Pumps are very inefficient. I wonder why they wouldn't just use the excess energy to drive a motor/generator to pull an empty sphere towards the bottom with a cable and then generate energy in reverse as it rises up?

Conventional pumped storage systems have about 75-80% round trip efficiency, which is not that bad. One reason for the loss is evaporation from the upper reservoir, which would not be a problem for this system, so round trip efficiency in the 80+% range is realistic. That is not to bad if you have free electricity to begin with.

Re:Clockwork gravity storage

[MobyDisk]

The ultimate end of this thought-experiment is just to use water.

Re:Why?

[DontBeAMoran]

What if - and stay with me here for a second, but what if we pumped the water into the clouds? It works for data, surely it would work with water.

This is what cool applied research looks like

[gweihir]

No bullshit grab-for-the-stars (and never get them) waste of money and time, but practical, pragmatic and addressed at real problems. Of course, this will take another 10 years or so to practical deployment, but it is highly likely to work and be both reliable and cost-effective. Things like these drive progress.

Nature Will Find A Way

Have these people ever lived by the sea? There is no way a pump is going to sit at depth without needing to be taken out and cleaned every few weeks. There is no way the generator turbine is going to sit at depth without getting furred up. There is no way the influx and drain pipes will remain clear. Even the sphere itself will slowly fill.

The sea is not just salty water. It's a soup of animals, plants and minerals in suspension. The test might work in a fresh water lake for a few months but the sea is far more active at destroying machinery. Otherwise we'd just build big turbines and let the tides generate all of our electricity.

Re:Nature Will Find A Way

[swb]

I'm sure they're considering all the usual options, including filtration on the turbine ingress and egress, biocidal coatings, zinc plating and probably active cathodes (since they have electricity to begin with). And some of the active cathodic systems can use copper anodes to act as biocides, too.

It's not going to be maintenance free, for sure, but we've managed to put giant iron ships in the water for over 100 years, I'd suspect managing the ocean here is no worse and maybe even easier because the objects are stationary.

Re:It sounds like a death trap

[sir-gold]

After a certain height, the hanging weight of the water at the bottom causes the pressure at the top of the water column to drop below the vapor point, and all you get is near-vacuum water vapor going into the pump.

Re:It sounds like a death trap

[belthize]

Death trap for whom ?

By death trap do you mean 'non-zero' risk similar to the people who live below a hydroelectric dam, or near a nuclear power plant, or who mine coal, or who live downwind from a dirty coal plant ? I suspect the human risk is pretty low comparably.

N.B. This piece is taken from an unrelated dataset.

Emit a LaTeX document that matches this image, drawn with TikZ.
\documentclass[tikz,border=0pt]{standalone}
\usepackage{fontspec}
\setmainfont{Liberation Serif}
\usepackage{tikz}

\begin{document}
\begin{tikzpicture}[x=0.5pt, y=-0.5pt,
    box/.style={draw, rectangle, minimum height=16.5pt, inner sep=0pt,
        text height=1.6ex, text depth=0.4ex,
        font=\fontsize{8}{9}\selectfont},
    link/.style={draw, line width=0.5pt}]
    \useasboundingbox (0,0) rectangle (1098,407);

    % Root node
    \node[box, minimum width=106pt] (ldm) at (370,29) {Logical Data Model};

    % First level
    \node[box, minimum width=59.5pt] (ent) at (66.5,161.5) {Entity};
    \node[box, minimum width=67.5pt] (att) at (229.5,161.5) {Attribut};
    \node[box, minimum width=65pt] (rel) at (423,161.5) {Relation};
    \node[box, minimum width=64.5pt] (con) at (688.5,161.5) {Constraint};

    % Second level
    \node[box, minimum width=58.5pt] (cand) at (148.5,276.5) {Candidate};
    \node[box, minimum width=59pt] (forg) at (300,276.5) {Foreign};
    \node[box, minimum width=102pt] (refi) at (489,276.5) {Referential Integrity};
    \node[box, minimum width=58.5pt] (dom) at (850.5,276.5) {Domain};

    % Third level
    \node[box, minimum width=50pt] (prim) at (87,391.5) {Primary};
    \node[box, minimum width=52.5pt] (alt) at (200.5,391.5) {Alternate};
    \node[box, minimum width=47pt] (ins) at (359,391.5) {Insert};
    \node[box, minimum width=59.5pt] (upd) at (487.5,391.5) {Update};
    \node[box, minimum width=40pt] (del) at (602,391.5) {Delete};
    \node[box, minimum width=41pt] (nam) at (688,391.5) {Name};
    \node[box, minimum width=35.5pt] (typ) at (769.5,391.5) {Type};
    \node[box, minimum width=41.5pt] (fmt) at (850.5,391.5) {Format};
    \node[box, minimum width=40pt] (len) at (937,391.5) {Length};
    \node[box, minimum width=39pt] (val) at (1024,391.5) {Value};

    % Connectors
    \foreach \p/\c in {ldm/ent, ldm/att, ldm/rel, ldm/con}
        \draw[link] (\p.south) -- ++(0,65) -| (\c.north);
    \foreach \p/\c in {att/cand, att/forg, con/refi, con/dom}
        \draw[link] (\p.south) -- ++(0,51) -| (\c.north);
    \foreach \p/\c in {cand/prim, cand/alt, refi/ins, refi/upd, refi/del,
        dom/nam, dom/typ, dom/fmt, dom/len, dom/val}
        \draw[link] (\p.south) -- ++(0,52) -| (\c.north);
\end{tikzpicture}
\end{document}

if you mean the critters living nearby, we eat around 100M tons of fish / year, so that might be a better place to focus in terms of 'death trap'.

Re:Why?

[thebigmacd]

You've just reinvented hydroelectric power stations ;)

The practical problem to extracting a useful amount of energy from water is that you have to restrict its flow. You'd end up with a giant lake like every other hydroelectric system, except it would flood the city.

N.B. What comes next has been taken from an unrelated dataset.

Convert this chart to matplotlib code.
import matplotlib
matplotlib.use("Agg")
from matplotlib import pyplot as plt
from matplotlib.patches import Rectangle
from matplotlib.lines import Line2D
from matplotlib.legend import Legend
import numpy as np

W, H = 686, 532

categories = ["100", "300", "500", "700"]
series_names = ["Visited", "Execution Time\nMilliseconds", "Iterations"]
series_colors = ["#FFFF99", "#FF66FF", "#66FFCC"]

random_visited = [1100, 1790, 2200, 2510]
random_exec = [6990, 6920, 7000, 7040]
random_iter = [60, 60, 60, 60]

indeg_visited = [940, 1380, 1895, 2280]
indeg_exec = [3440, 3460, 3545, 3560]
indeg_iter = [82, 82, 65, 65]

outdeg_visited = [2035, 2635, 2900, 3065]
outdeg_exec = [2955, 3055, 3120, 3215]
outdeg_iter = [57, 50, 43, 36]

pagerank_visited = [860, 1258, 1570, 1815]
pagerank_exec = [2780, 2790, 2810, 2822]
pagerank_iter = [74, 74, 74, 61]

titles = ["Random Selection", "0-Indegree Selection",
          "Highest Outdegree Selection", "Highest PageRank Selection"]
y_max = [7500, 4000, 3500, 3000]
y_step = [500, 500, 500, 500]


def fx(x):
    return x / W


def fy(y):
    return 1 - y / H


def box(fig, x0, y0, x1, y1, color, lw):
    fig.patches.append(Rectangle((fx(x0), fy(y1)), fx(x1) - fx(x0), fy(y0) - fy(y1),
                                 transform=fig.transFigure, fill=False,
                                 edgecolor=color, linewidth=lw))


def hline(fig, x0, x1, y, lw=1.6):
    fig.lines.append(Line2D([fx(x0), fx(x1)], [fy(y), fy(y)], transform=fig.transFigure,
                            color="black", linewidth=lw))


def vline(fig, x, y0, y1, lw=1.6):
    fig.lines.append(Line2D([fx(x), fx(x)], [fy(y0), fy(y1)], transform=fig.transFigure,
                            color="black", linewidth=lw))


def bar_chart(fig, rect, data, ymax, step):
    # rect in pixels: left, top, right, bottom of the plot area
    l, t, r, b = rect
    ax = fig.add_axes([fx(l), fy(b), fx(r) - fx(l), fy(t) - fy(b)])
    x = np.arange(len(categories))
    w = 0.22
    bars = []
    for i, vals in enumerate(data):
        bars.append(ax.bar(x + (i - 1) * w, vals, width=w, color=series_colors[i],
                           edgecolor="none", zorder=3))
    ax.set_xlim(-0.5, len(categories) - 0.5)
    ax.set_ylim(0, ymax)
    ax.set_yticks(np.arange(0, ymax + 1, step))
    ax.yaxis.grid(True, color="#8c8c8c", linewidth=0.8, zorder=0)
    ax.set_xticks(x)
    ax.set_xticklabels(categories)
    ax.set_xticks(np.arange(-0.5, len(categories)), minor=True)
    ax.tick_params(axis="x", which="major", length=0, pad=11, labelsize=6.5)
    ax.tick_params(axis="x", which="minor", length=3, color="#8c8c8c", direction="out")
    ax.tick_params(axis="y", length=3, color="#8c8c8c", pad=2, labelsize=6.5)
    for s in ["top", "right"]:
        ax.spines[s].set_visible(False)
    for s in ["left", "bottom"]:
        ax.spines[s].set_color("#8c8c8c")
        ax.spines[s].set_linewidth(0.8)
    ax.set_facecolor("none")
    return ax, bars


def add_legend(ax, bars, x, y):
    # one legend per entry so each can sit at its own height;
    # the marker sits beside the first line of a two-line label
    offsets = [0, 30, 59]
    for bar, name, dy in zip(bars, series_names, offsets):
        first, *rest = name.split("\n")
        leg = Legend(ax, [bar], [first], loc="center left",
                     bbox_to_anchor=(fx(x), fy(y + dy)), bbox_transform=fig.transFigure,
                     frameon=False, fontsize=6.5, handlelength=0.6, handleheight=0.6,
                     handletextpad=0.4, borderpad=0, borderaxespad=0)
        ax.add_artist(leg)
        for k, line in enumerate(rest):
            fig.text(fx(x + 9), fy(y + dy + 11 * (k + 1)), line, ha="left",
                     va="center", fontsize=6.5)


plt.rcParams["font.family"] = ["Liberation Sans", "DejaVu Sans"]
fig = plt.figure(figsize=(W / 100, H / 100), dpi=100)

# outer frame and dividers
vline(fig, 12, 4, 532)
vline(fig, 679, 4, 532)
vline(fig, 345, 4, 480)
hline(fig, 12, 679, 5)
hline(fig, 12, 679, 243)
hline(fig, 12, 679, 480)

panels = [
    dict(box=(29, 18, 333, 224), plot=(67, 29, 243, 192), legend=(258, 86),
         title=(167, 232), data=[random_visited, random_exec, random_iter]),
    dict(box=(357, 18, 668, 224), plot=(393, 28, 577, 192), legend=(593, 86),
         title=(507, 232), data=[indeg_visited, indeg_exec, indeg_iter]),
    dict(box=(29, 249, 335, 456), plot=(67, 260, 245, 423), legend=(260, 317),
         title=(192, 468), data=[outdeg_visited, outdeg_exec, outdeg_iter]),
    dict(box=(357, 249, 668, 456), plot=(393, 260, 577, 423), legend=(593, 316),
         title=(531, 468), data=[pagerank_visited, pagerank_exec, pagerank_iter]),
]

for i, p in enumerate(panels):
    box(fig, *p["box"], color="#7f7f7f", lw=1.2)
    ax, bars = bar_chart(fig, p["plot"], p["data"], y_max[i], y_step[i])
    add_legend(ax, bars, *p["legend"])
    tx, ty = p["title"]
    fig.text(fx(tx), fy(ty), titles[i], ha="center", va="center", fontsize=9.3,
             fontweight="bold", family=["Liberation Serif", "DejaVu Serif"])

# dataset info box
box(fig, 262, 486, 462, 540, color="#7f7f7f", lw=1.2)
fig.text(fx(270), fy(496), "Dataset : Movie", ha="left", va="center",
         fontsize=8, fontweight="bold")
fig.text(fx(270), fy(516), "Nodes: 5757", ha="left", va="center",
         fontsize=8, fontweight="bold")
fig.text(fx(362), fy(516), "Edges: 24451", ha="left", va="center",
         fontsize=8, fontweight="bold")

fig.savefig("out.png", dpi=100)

There's no getting around the fact that extracting kinetic energy from water makes it slow down. When it slows down it backs up. Its level raises as upstream flow is converted to gravitational potential energy in the form of increased head height while it is "waiting" to flow through the restriction.

If you want to allow the water to flow mostly unimpeded, you could only extract a fraction of a percent of the available kinetic energy.

Re:Why?

[HiThere]

If they plan to use it in salt water, they should be testing it in salt water. The problems aren't the same. It may still be a good idea, but testing it in fresh water worries me. Of course, this may be an early prototype...but they damn well better be testing the pilot in salt water...if it were near where I live I'd say they also need to be testing it in winter storms, but perhaps they're planning on using it in a sheltered area.